As might be expected, the blog contains all the smart things great presenters already know (i.e. Jobs strict adherence to The KISS principle, his not relying solely on PowerPoint slides, etc.). And clearly, in his public performances, Jobs was, indeed, a master presenter.
But, as is now finally becoming abundantly clear, the real Steve Jobs was a total perfectionist who terrorized everyone from Apple employees to hapless restaurant waitresses. By all reports, Jobs didn't suffer fools gladly; he actually pulverized the bejesus out of them.
So, knowing the real Steve Jobs for what he was, I wonder what one of his REAL internal presentations at Apple must have been like…
Scene: A large auditorium at Apple headquarters. Lights dim. Spotlight picks Jobs as he strides across the stage to thunderous applause.
Jobs raises his hand, asking for quiet: "Shut up, you worthless slugs and pay attention!" (Note: This is a superb technique with which to make an immediate audience connection.)
Jobs: "Before I begin, there are a few ground rules even you simpletons will grasp. No talking. No arms folded or legs crossed. You in the first row, you're fired! That'll teach you to keep your legs crossed. Idiot! Now, the rest of you, listen up: you inhale and exhale on my commands only, got it? Now, slide one."

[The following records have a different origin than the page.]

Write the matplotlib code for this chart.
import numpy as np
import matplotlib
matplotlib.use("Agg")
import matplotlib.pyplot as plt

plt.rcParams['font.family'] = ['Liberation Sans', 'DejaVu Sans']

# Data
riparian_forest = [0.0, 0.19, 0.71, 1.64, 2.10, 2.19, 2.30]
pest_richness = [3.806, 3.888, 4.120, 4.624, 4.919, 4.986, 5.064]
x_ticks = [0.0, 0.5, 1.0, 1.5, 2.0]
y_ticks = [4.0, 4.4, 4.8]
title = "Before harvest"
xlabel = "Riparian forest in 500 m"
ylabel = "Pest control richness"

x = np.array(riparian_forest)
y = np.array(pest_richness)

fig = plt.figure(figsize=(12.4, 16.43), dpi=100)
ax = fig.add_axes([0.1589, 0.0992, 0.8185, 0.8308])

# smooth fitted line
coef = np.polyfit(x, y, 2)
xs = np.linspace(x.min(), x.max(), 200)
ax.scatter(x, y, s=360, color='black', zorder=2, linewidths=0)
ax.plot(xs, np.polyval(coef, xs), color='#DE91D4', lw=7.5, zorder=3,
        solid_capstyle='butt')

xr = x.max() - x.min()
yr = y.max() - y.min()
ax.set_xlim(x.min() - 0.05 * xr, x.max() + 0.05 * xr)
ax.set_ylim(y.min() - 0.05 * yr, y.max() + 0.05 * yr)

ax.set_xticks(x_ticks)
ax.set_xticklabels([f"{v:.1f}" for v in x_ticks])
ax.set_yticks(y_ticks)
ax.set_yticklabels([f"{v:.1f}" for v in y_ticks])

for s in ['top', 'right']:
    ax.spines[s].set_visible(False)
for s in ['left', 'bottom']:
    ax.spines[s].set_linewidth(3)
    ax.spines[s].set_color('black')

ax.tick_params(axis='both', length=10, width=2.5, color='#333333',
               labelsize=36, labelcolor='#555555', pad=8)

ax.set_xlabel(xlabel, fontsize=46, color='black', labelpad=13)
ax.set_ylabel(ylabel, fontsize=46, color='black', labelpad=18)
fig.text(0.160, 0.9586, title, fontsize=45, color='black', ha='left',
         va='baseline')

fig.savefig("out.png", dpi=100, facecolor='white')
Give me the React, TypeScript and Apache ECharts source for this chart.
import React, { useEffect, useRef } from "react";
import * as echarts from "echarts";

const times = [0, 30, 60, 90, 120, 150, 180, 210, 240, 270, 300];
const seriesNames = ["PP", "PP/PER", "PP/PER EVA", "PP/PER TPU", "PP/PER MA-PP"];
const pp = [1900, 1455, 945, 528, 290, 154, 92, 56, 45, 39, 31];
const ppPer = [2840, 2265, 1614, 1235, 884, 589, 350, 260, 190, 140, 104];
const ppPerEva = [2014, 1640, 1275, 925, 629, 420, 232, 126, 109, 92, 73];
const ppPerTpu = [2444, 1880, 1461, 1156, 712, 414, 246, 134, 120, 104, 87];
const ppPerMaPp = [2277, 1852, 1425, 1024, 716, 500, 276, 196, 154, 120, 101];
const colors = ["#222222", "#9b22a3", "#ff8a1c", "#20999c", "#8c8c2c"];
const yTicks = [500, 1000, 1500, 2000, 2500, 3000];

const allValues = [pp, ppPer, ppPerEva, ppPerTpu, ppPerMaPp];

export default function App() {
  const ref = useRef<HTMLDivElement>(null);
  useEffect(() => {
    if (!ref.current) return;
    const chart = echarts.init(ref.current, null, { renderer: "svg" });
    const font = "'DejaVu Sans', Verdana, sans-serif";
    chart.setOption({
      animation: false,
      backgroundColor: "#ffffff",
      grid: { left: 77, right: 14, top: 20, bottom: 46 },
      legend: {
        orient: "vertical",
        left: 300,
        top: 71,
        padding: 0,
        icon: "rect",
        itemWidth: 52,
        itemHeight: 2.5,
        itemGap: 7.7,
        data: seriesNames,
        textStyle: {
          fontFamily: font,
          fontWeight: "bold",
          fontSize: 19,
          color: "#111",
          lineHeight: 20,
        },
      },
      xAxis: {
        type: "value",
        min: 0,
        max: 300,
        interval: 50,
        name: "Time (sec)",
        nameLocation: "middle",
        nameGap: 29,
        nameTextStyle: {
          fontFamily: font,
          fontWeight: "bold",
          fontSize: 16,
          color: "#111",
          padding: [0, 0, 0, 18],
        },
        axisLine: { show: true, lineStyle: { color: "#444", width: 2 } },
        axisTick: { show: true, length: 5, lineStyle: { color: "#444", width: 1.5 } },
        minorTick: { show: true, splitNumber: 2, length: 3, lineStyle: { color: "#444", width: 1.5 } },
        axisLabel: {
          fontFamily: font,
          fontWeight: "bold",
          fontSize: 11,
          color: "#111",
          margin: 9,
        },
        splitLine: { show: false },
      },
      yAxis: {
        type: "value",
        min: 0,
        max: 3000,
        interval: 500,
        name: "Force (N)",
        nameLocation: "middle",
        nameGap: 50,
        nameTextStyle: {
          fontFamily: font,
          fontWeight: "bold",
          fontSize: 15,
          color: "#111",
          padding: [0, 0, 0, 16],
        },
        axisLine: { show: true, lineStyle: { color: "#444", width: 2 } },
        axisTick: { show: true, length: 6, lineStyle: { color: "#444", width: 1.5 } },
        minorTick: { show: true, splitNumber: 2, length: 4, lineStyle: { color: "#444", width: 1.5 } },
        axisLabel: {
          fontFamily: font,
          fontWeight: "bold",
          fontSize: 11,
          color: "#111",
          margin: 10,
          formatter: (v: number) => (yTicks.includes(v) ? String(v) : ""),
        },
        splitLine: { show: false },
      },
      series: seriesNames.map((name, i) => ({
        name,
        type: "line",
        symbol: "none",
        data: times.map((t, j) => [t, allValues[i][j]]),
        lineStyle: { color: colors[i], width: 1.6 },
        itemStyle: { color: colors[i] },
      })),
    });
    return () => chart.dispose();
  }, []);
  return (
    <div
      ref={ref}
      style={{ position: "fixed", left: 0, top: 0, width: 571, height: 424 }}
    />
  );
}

Slide One shows a classic portrayal of god in heaven with Steve's head superimposed on the body.
Jobs: "Excellent. This is just in case you had any doubts about my ultimate authority." (Note: Here's another tried and true presentation technique since Jobs establishes his credentials right up front.)
Slide Two shows an oh-so-clever, uber-cool, new type of communications device.
Jobs: "What you incredibly fortunate rabble are now viewing is the new iJobs. Quite simply, it is the greatest product ever invented. It will end war, world hunger and poverty. And it has some pretty neat apps too." (Note: A superb presentation technique. Rather than waste his precious time on features Jobs, instead, focuses on the new product's benefits.)
Slide Three shows the mushroom cloud that rose above Hiroshima in the moments after the first atomic bomb was dropped.
Jobs: "This is our competition. This is what you will do to our competition. And, if you don't, this is what your career will look like. Now, go out and sell, you morons!" (Note: What a superb way to quickly wrap up his remarks, motivate the audience and also suggest possible outcomes if they don't succeed.)
So, in just three slides and two minutes, we can see how masterful Steve Jobs was at presentation techniques. Like Makovsky's Marbach, I've sure learned something from Steve Jobs. Fear and retribution are powerful motivators and can make any presentation a total home run.
And, now, as Mr. Jobs might say if he were addressing you, go back to leading your lives of quiet desperation.